2021 Virtual Lecture Series

We are excited to continue our partnership with the Office of Alumni Relations as we offer the lectures in a free, virtual format for the 2021 season. You will receive an emailed invitation 1-2 weeks before each lecture. We hope you enjoy this season and look forward to connecting with you soon. You can register for upcoming lectures using the link below.

REGISTER HERE

April 14, 12-1 pm
Preventing Relationship and Sexual Violence on Campus
Chris Linder, PhD
Special Assistant to the President for Violence Prevention & Education
Director, McCluskey Center for Violence Prevention
Associate Professor, Higher Education
Director, Graduate Studies- Department of Educational Leadership & Policy
The McCluskey Center for Violence Prevention uses an identity- and power-conscious framework to engage in the primary prevention of relationship and sexual violence among college students.

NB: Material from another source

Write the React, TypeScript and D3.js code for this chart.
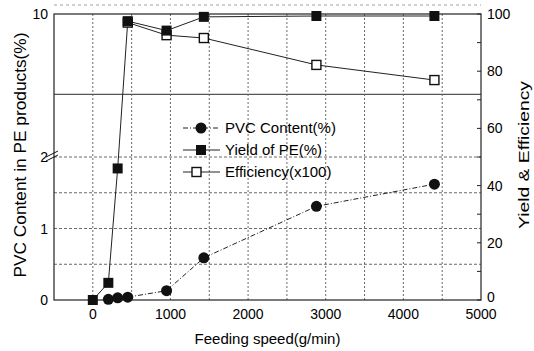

What does that mean? Join staff from the Center as we share more about the goals and objectives of the Center, as well as strategies for stopping violence from happening in the first place.

May 12, 2-3 pm
The viruses of our lives: pandemics past, present, and future
Nels Elde, PhD
Associate Professor of Human Genetics
H.A. & Edna Benning Presidential Endowed Chair at the University of Utah
Pandemic viruses profoundly impact life on earth. Our shared experiences with SARS-CoV-2 in local communities and around the globe provide vivid examples of the reach of viruses in our recent history and daily lives. We will survey pandemics past and present to explore shared features and unique challenges facing communities today. We will also consider how gaining an evolutionary view of the impact of viruses on our biological past can provide a useful path forward for understanding viruses and immunological responses to them to better respond to pandemics of the future.

June 9, 2-3 pm
The Next Phase of Personalized Cancer Care: Patient-Derived Cancer Models
Alana Welm, PhD
Huntsman Cancer Institute Senior Director of Basic Science
Thanks to incredible strides made in cancer research, there are approximately 17 million cancer survivors alive today in the United States. Yet some cancers, particularly cancers that have spread through the body, remain deadly and difficult to treat. Researchers believe one powerful way to advance progress and find new drugs to target these cancers is through developing better models of cancer to study in the laboratory. Using tumors donated by real patients, Utah is a world leader in developing sophisticated models of cancers to study in the laboratory. As a fully integrated cancer research and care center, where research labs are connected to a cancer specialty hospital via sky bridges, Huntsman Cancer Institute is uniquely set up to perform this type of research, allowing the study of highly specific types of tumors – for example, allowing the study of a breast tumor that has spread to another part of the body versus only being able to study the primary tumor removed from a breast cancer patient during mastectomy. Dr. Alana Welm leads one of six National Cancer Institute-funded centers in the country selected to advance this type of innovative field of study that hopes to bring better, more effective treatments to cancer patients.

August 11, 12-1 pm
Reimagining Rural Economic Recovery
Geoff Davis
Chief Executive Officer, Sorenson Impact Center
This session will explore the opportunities and challenges of delivering an equitable recovery in rural Utah as we collectively seek to emerge from the economic and health crisis precipitated by covid-19. It will do so through the lens of the Rural Opportunity Zone and Recovery Playbook, a new initiative being piloted in the state to drive impact-oriented capital into underserved and overlooked communities.